During the course of the night, we would make a whole lot of cardboard mess and damaged cans etc. and this stuff would pile up in the back room.  Someone would get the honer of feeding the furnace around quitting time.  Target kept a big incinerator in the far corner of the back room. This had an outer door and a large area between there and the fire door where you could pile stuff to feed into the foot operated fire door.  The thing was gas fired and made fast work of the cardboard.  Like I mentioned cans and other stuff we wanted to get rid of would end up going into the fire.

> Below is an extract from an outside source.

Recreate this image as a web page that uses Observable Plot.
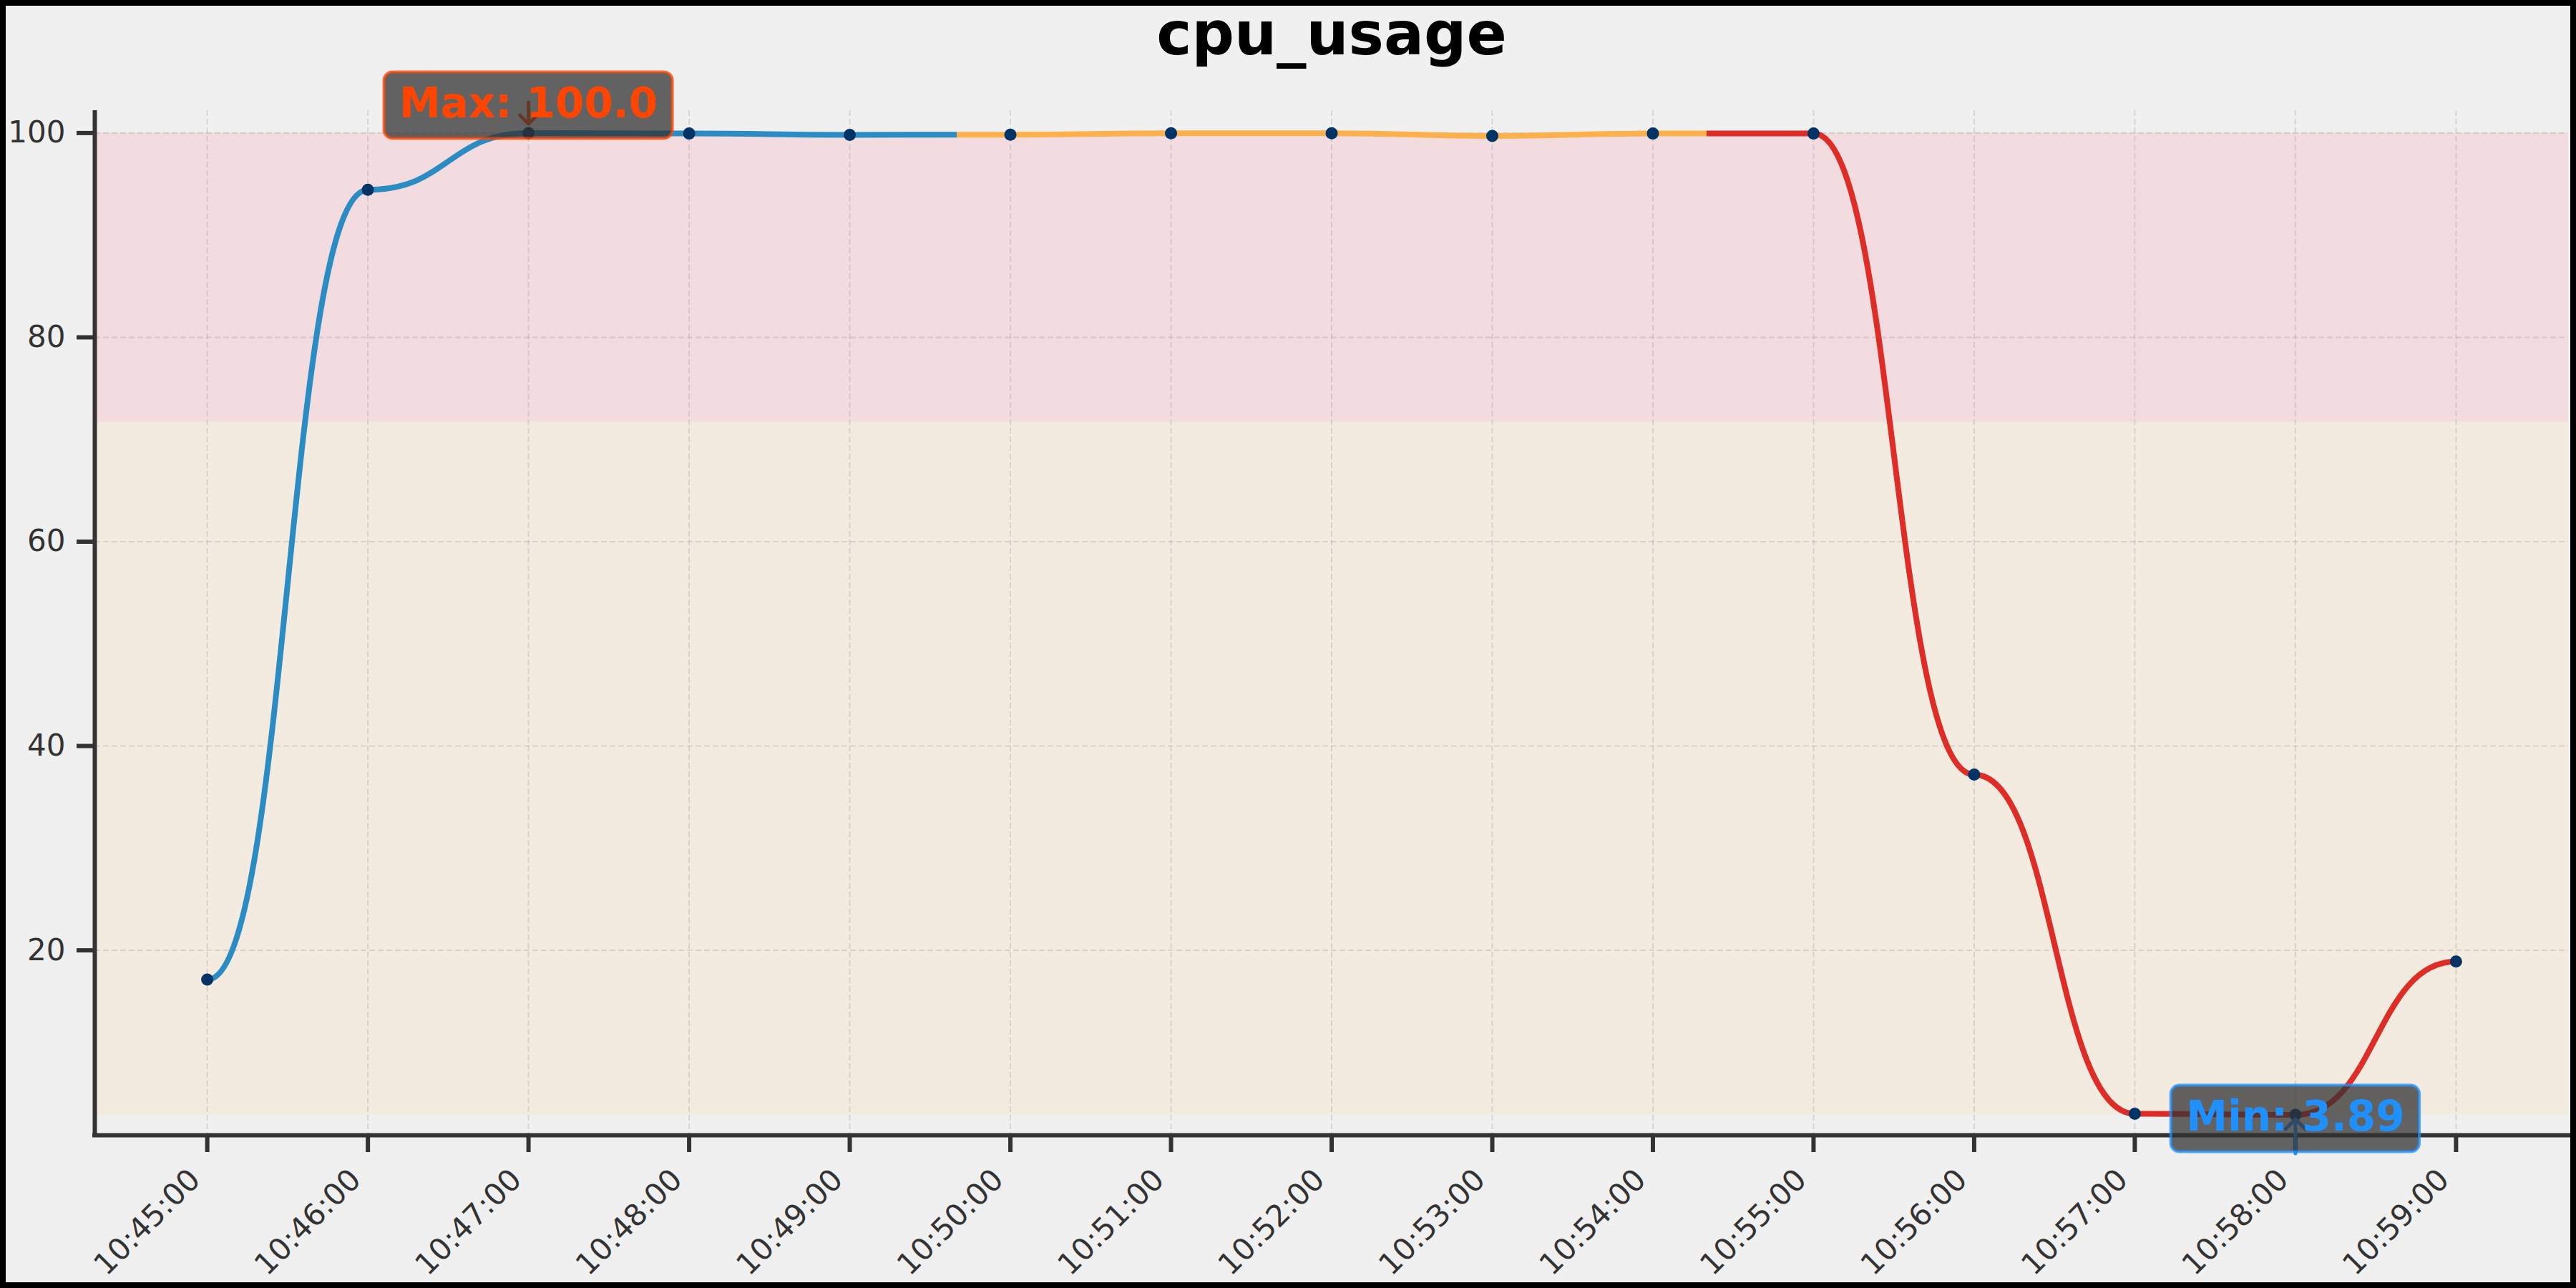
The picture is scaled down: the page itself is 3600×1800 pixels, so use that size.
<!DOCTYPE html>
<html><head><meta charset="utf-8">
<script src="https://cdn.jsdelivr.net/npm/d3@7"></script>
<script src="https://cdn.jsdelivr.net/npm/@observablehq/plot@0.6"></script>
<style>
html,body{margin:0;padding:0;background:#f0f0f0;}
#wrap{position:relative;width:3600px;height:1800px;overflow:hidden;}
#border{position:absolute;left:0;top:0;width:3600px;height:1800px;box-sizing:border-box;border:8px solid #000;pointer-events:none;}
</style></head><body>
<div id="wrap"><div id="chart"></div><div id="border"></div></div>
<script>
// ---- data ----
const title = "cpu_usage";
const times = ["10:45:00","10:46:00","10:47:00","10:48:00","10:49:00","10:50:00","10:51:00","10:52:00",
               "10:53:00","10:54:00","10:55:00","10:56:00","10:57:00","10:58:00","10:59:00"];
const cpu = [17.13, 94.44, 100.0, 99.95, 99.82, 99.84, 99.98, 99.98, 99.72, 99.95, 99.95, 37.2, 4.0, 3.89, 18.9];
const yTicks = [20, 40, 60, 80, 100];
const yDomain = [1.9, 102.2];
const xDomain = ["10:44:18", "10:59:42"];
const bandLow = [3.89, 71.7];
const bandHigh = [71.7, 100.0];
const segmentBreaks = ["10:49:40", "10:54:20"];
const annotLabels = ["Max: 100.0", "Min: 3.89"];
const annotTimes = ["10:47:00", "10:58:00"];
const annotValues = [100.0, 3.89];

// ---- styles ----
const segmentColors = ["#2b8cc4", "#fdb04b", "#de2d26"];
const bandColors = ["#f3ebdf", "#f2dcdf"];
const annotColors = ["#ff4500", "#1e90ff"];
const annotDy = [-22, 22];
const ink = "#333333";
const font = "DejaVu Sans";

const parse = s => new Date(`2024-01-01T${s}`);
const rows = times.map((t, i) => ({time: parse(t), value: cpu[i]}));
const tickDates = times.map(parse);
const bands = bandLow.map((lo, i) => ({lo, hi: bandHigh[i]}));
const annots = annotLabels.map((label, i) => ({label, time: parse(annotTimes[i]), value: annotValues[i]}));

const ns = "http://www.w3.org/2000/svg";

function gradientDefs(index, scales) {
  const x = scales.x;
  const a = x(rows[0].time), b = x(rows[rows.length - 1].time);
  const edges = [a, ...segmentBreaks.map(s => x(parse(s))), b];
  const g = document.createElementNS(ns, "g");
  const defs = document.createElementNS(ns, "defs");
  const grad = document.createElementNS(ns, "linearGradient");
  grad.setAttribute("id", "segGrad");
  grad.setAttribute("gradientUnits", "userSpaceOnUse");
  grad.setAttribute("x1", a); grad.setAttribute("x2", b);
  grad.setAttribute("y1", 0); grad.setAttribute("y2", 0);
  segmentColors.forEach((c, k) => {
    for (const e of [edges[k], edges[k + 1]]) {
      const st = document.createElementNS(ns, "stop");
      st.setAttribute("offset", (e - a) / (b - a));
      st.setAttribute("stop-color", c);
      grad.appendChild(st);
    }
  });
  defs.appendChild(grad);
  g.appendChild(defs);
  return g;
}

function annotationBoxes(index, scales) {
  const g = document.createElementNS(ns, "g");
  const ctx = document.createElement("canvas").getContext("2d");
  ctx.font = `bold 58px "${font}"`;
  annots.forEach((d, i) => {
    const cx = scales.x(d.time), cy = scales.y(d.value);
    const base = cy + annotDy[i];
    const w = ctx.measureText(d.label).width + 42;
    const r = document.createElementNS(ns, "rect");
    r.setAttribute("x", cx - w / 2);
    r.setAttribute("y", base - 63);
    r.setAttribute("width", w);
    r.setAttribute("height", 93);
    r.setAttribute("rx", 12);
    r.setAttribute("fill", "#333");
    r.setAttribute("fill-opacity", 0.75);
    r.setAttribute("stroke", annotColors[i]);
    r.setAttribute("stroke-opacity", 0.75);
    r.setAttribute("stroke-width", 4);
    g.appendChild(r);
  });
  return g;
}

const chart = Plot.plot({
  width: 3600,
  height: 1800,
  marginLeft: 132,
  marginRight: 11,
  marginTop: 154,
  marginBottom: 214,
  style: {background: "#f0f0f0", fontFamily: font, overflow: "visible"},
  x: {type: "time", domain: xDomain.map(parse)},
  y: {domain: yDomain},
  marks: [
    Plot.rect([bands[0]], {y1: "lo", y2: "hi", fill: bandColors[0]}),
    Plot.rect([bands[1]], {y1: "lo", y2: "hi", fill: bandColors[1]}),
    Plot.gridX(tickDates, {stroke: "#999", strokeOpacity: 0.3, strokeWidth: 2, strokeDasharray: "8,4"}),
    Plot.gridY(yTicks, {stroke: "#999", strokeOpacity: 0.3, strokeWidth: 2, strokeDasharray: "8,4"}),
    gradientDefs,
    Plot.line(rows, {x: "time", y: "value", curve: "bump-x", stroke: "url(#segGrad)", strokeWidth: 8, strokeLinecap: "butt"}),
    Plot.dot(rows, {x: "time", y: "value", r: 8.5, fill: "#003366"}),
    Plot.ruleY([yDomain[0]], {stroke: ink, strokeWidth: 6, strokeLinecap: "square"}),
    Plot.ruleX([parse(xDomain[0])], {stroke: ink, strokeWidth: 6}),
    Plot.axisY(yTicks, {tickSize: 25, tickPadding: 16, fontSize: 42, color: ink, strokeWidth: 6, label: null}),
    Plot.axisX(tickDates, {tickFormat: () => "", tickSize: 24, color: ink, strokeWidth: 6, label: null}),
    Plot.axisX(tickDates, {tickFormat: d3.timeFormat("%H:%M:%S"), tickRotate: -45, textAnchor: "end", lineAnchor: "middle",
      tickSize: 0, tickPadding: 55, dx: -17, fontSize: 42, color: ink, label: null}),
    Plot.vector([annots[0]], {x: "time", y: "value", rotate: 180, length: 30, anchor: "end", dy: -13, r: 7,
      stroke: annotColors[0], strokeWidth: 5}),
    Plot.vector([annots[1]], {x: "time", y: "value", rotate: 0, length: 48, anchor: "end", dy: 6, r: 5,
      stroke: annotColors[1], strokeWidth: 5}),
    annotationBoxes,
    Plot.text([annots[0]], {x: "time", y: "value", text: "label", fill: annotColors[0], fontSize: 58, fontWeight: "bold",
      lineAnchor: "bottom", dy: annotDy[0]}),
    Plot.text([annots[1]], {x: "time", y: "value", text: "label", fill: annotColors[1], fontSize: 58, fontWeight: "bold",
      lineAnchor: "bottom", dy: annotDy[1]}),
    Plot.text([title], {text: d => d, frameAnchor: "top", lineAnchor: "bottom", dy: -79, fontSize: 83, fontWeight: "bold", fill: "#000"})
  ]
});
document.getElementById("chart").appendChild(chart);
</script>
</body></html>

A strange thing happens when you put a full can of something like beans in a roaring fire, they explode.  If you timed it wrong, you could loose your head to a flying can or bottle coming out of that furnace!  Some of those things made a pretty big bang!

I worked there at Target Foods for over two years.  We had a couple of Summer employee picnics and Winter always included a Christmas party.  They really treated their employees good and I never regret taking that job at Target Foods. The people were nice, Jack was a great manager but he left a few months before I quit and it was not the same with the new guy.  I don’t think Applebaum Food is in business anymore and Target Foods is only a memory but I am glad I learned about the retail food business from a great place to work.